On most weekdays I wake up well before the rest of my family, and one of the first things I do is wake up the iMac and check my news feeds in the quiet of the pre-dawn. (I really should move “pray” to the head of my morning activity list; that is something I am actively working on.) Most days this is little more than a stalling tactic before I tackle the dishes and my own ablutions. Not much has typically happened in Facebook Land between my late bedtime and my 6am rising.

But today was exceptional in almost every way. Post after post after post from my early-rising Catholic friends carried the same news: Pope Benedict XVI had just announced that he will be resigning his office as Bishop of Rome effective 28 February 2013, just a little more than two weeks hence.

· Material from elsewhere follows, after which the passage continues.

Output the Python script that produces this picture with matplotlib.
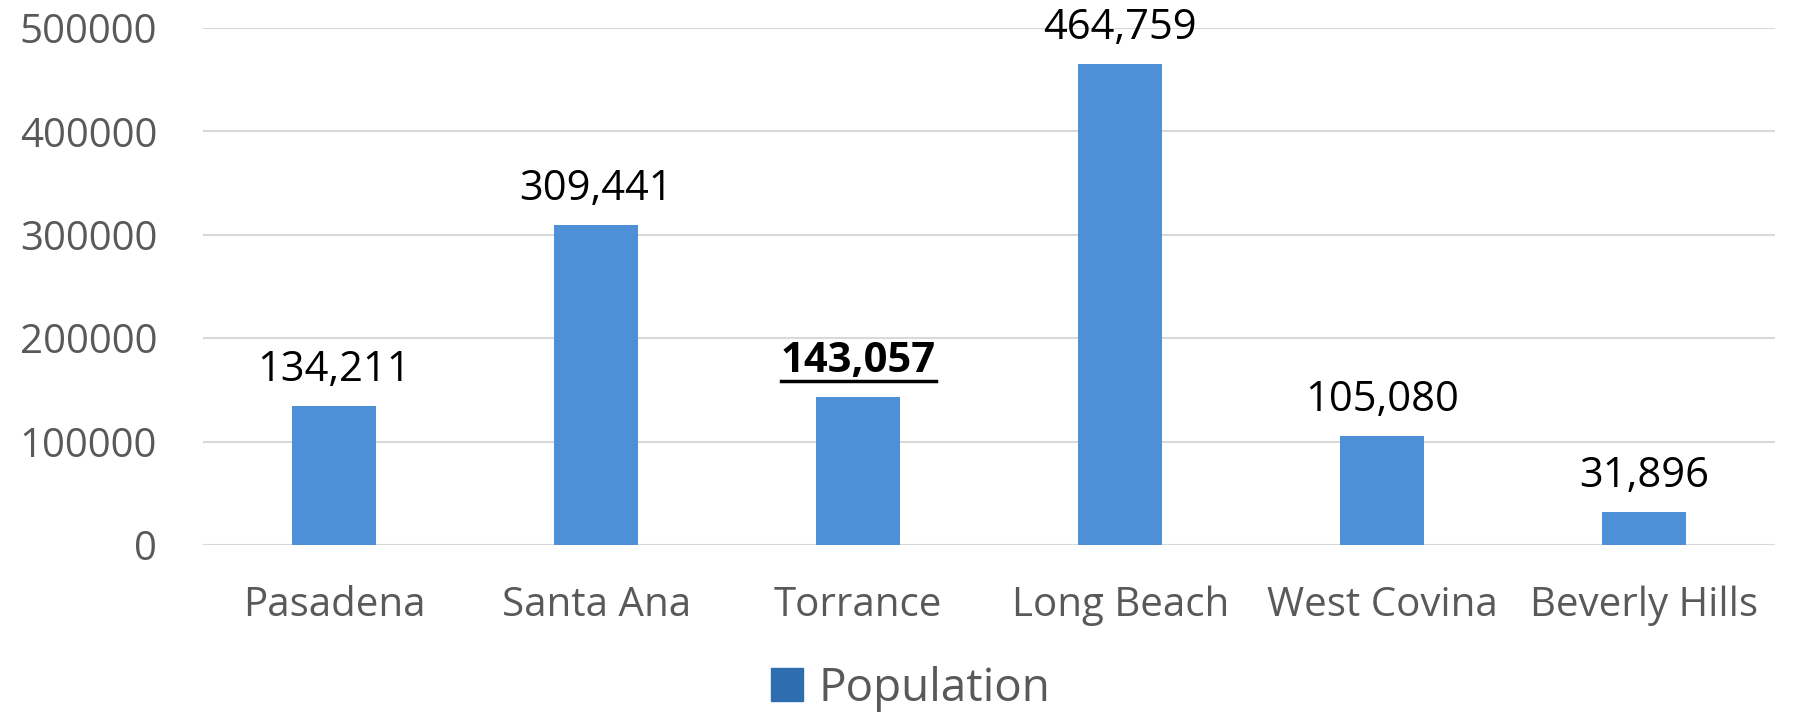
import matplotlib
matplotlib.use("Agg")
import matplotlib.pyplot as plt
from matplotlib.patches import Patch
from matplotlib.lines import Line2D

cities = ["Pasadena", "Santa Ana", "Torrance", "Long Beach", "West Covina", "Beverly Hills"]
population = [134211, 309441, 143057, 464759, 105080, 31896]
highlight = "Torrance"
yticks = [0, 100000, 200000, 300000, 400000, 500000]

plt.rcParams['font.family'] = ['Open Sans', 'DejaVu Sans']

fig = plt.figure(figsize=(17.93, 7.15), dpi=100)
ax = fig.add_axes([0.1132, 0.2378, 0.877, 0.723])

x = list(range(len(cities)))
bars = ax.bar(x, population, width=0.32, color='#4E90D8', zorder=3)
ax.set_xlim(-0.5, len(cities) - 0.5)
ax.set_ylim(0, 500000)
ax.set_yticks(yticks)
ax.set_yticklabels([str(v) for v in yticks])
ax.set_xticks(x)
ax.set_xticklabels(cities)
ax.tick_params(axis='y', length=0, pad=33, labelsize=29, labelcolor='#595959')
ax.tick_params(axis='x', length=0, pad=29, labelsize=29, labelcolor='#595959')
ax.grid(axis='y', color='#D9D9D9', linewidth=1.5, zorder=0)
for s in ax.spines.values():
    s.set_visible(False)

texts = []
for xi, city, val in zip(x, cities, population):
    bold = city == highlight
    t = ax.annotate(f"{val:,}", (xi, val), xytext=(0, 18), textcoords='offset points',
                    ha='center', va='baseline', fontsize=30, color='black',
                    fontweight='bold' if bold else 'normal', annotation_clip=False)
    if bold:
        texts.append(t)

fig.canvas.draw()
r = fig.canvas.get_renderer()
for t in texts:
    bb = t.get_window_extent(r)
    yline = bb.y0 + 1
    fig.add_artist(Line2D([bb.x0 / fig.bbox.width, bb.x1 / fig.bbox.width],
                          [yline / fig.bbox.height, yline / fig.bbox.height],
                          transform=fig.transFigure, color='black', linewidth=2.5))

handle = Patch(facecolor='#2E6DB0', edgecolor='#2E6DB0')
fig.legend([handle], ["Population"], loc='center', bbox_to_anchor=(0.508, 0.037),
           frameon=False, fontsize=33, labelcolor='#595959',
           handlelength=0.7, handleheight=0.7, handletextpad=0.35)

fig.savefig("out.png", dpi=100, facecolor='white')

Obviously my historical details were a tad off (it was pre-coffee, after all), but even so, I stand by the sentiment. This is stop the presses sort of news, and at least a few news sites and blogs have crashed under the surge of traffic this morning. Distinguished canon law expert Msgr. David-Maria Jaeger, OFM rightly refers to the details of this move as “uncharted waters”. The law of the Church, while acknowledging the possibility of such an event (canon 332 §2), makes no further provision or prescriptions for the details of such a heretofore theoretical eventuality. It will mostly take patience on all our parts to see how all of this shakes out, both canonically and (arguably more importantly) theologically; patience and faith.